When Mr. C left grad school, we started contributing to a 403(b). Mr. C is on track to contribute $16,500 to his 403(b) this school year (up from around $14,500 last year). While that’s awesome, it is also $3,000 short of the max. We are hoping to max it out during the next school year.
It would feel great to know we are maxing out all retirement account options!
On top of that, as an educator, Mr. C should have a healthy pension when retirement comes. It’s on track to cover about one half of his regular salary. He plans to retire the year our youngest graduates from high school.
Property:
We don’t have plans to move from our current home, and we don’t have plans to buy or sell any rental properties. Although having an investment property has really helped our financial position over the past several years, it is NOT passive income. We don’t want to take on any more properties.

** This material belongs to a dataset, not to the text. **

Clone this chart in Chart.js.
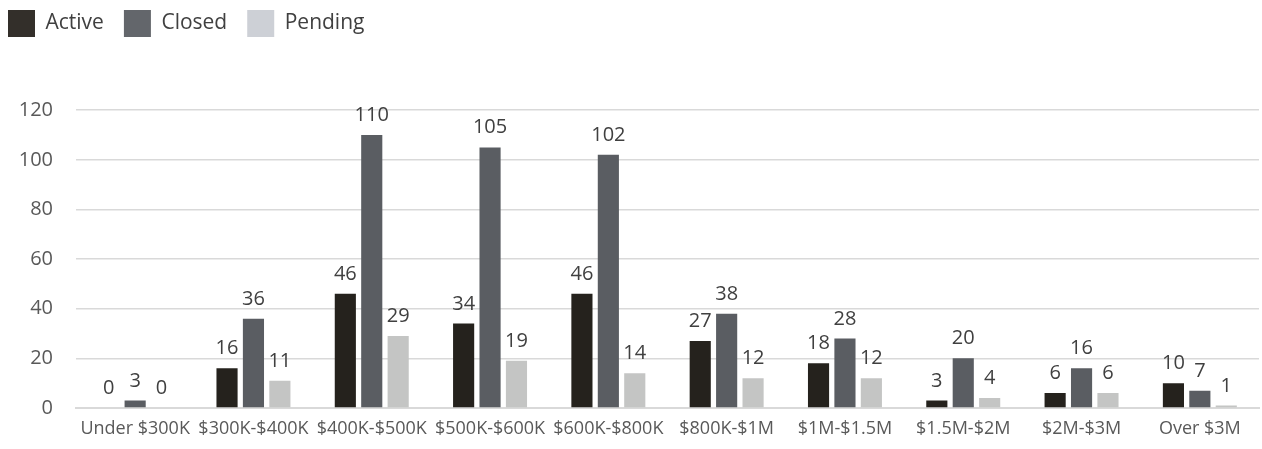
<!DOCTYPE html>
<html lang="en">
<head>
    <meta charset="UTF-8">
    <title>Listings by price range</title>
    <style>
        body { margin: 0; background: #fff; }
        .wrap { width: 1262px; height: 449px; }
    </style>
</head>
<body>
    <div class="wrap">
        <canvas id="bar-chart"></canvas>
    </div>

    <script src="https://cdn.jsdelivr.net/npm/chart.js"></script>
    <script>
        var priceRanges = ["Under $300K", "$300K-$400K", "$400K-$500K", "$500K-$600K", "$600K-$800K",
                           "$800K-$1M", "$1M-$1.5M", "$1.5M-$2M", "$2M-$3M", "Over $3M"];
        var activeCounts  = [0, 16, 46, 34, 46, 27, 18, 3, 6, 10];
        var closedCounts  = [3, 36, 110, 105, 102, 38, 28, 20, 16, 7];
        var pendingCounts = [0, 11, 29, 19, 14, 12, 12, 4, 6, 1];
        var yTicks = [0, 20, 40, 60, 80, 100, 120];

        var fontName = "'Open Sans', sans-serif";

        // value labels over each bar
        const valueLabels = {
            id: 'valueLabels',
            afterDatasetsDraw(chart) {
                const ctx = chart.ctx;
                ctx.save();
                ctx.font = "20px " + fontName;
                ctx.fillStyle = "#404040";
                ctx.textAlign = "center";
                ctx.textBaseline = "alphabetic";
                chart.data.datasets.forEach((ds, i) => {
                    chart.getDatasetMeta(i).data.forEach((bar, j) => {
                        ctx.fillText(ds.data[j], bar.x, bar.y - 14);
                    });
                });
                ctx.restore();
            }
        };

        const barChart = new Chart(document.getElementById("bar-chart"), {
            type: 'bar',
            data: {
                labels: priceRanges,
                datasets: [
                    { label: "Active",  data: activeCounts,  backgroundColor: "#25221d" },
                    { label: "Closed",  data: closedCounts,  backgroundColor: "#5a5d62" },
                    { label: "Pending", data: pendingCounts, backgroundColor: "#c4c5c4" }
                ]
            },
            options: {
                responsive: true,
                maintainAspectRatio: false,
                animation: false,
                categoryPercentage: 0.67,
                barPercentage: 0.8,
                layout: { padding: { left: -12, right: 3, top: -10, bottom: 0 } },
                plugins: {
                    tooltip: { enabled: false },
                    // empty title used as a spacer between legend and plot
                    title: {
                        display: true,
                        text: '',
                        weight: 500,
                        font: { size: 1 },
                        padding: { top: 0, bottom: 62 }
                    },
                    legend: {
                        position: 'top',
                        align: 'start',
                        labels: {
                            boxWidth: 27,
                            boxHeight: 27,
                            padding: 20,
                            color: "#404040",
                            font: { family: fontName, size: 21 },
                            generateLabels(chart) {
                                var legendColors = ["#332f2a", "#63666b", "#cdd0d6"];
                                return chart.data.datasets.map((ds, i) => ({
                                    text: ds.label,
                                    fillStyle: legendColors[i],
                                    strokeStyle: legendColors[i],
                                    lineWidth: 0,
                                    fontColor: "#404040",
                                    datasetIndex: i
                                }));
                            }
                        }
                    }
                },
                scales: {
                    x: {
                        grid: { display: false },
                        border: { color: "#d9d9d9", width: 2 },
                        afterFit(scale) {
                            scale.height = 41;
                        },
                        ticks: {
                            color: "#595959",
                            font: { family: fontName, size: 18 },
                            autoSkip: false,
                            maxRotation: 0,
                            padding: 2
                        }
                    },
                    y: {
                        min: 0,
                        max: 120,
                        afterBuildTicks(scale) {
                            scale.ticks = yTicks.map(v => ({ value: v }));
                        },
                        afterFit(scale) {
                            scale.width = 88;
                        },
                        border: { display: false },
                        grid: { color: "#d9d9d9", lineWidth: 1.5, drawTicks: false },
                        ticks: {
                            color: "#595959",
                            font: { family: fontName, size: 20 },
                            padding: 23
                        }
                    }
                }
            },
            plugins: [valueLabels]
        });
    </script>
</body>
</html>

We plan to sell our rental a few years from retirement on a 1031 exchange and buy a rental somewhere we actually want to retire. Then we can have the option to turn that rental into a primary residence and avoid paying capital gains taxes. That’s a long time off still…and a few conversations with a tax professional will have to happen.
No current plans for a new car, although that could change if we find a good deal on a minivan that qualifies for all the clean vehicle rebates that our Clarity did.
Liabilities:
We paid over $20,000 toward our rental mortgage last year. We should pay it off completely next month!
Then we can turn our attention to the car loan. It is at 1.9%, so interest is not such a big deal on it, but having a car loan is most definitely not something either of us likes.
Whew! There it is. Another month come and gone and happily our net worth is still growing.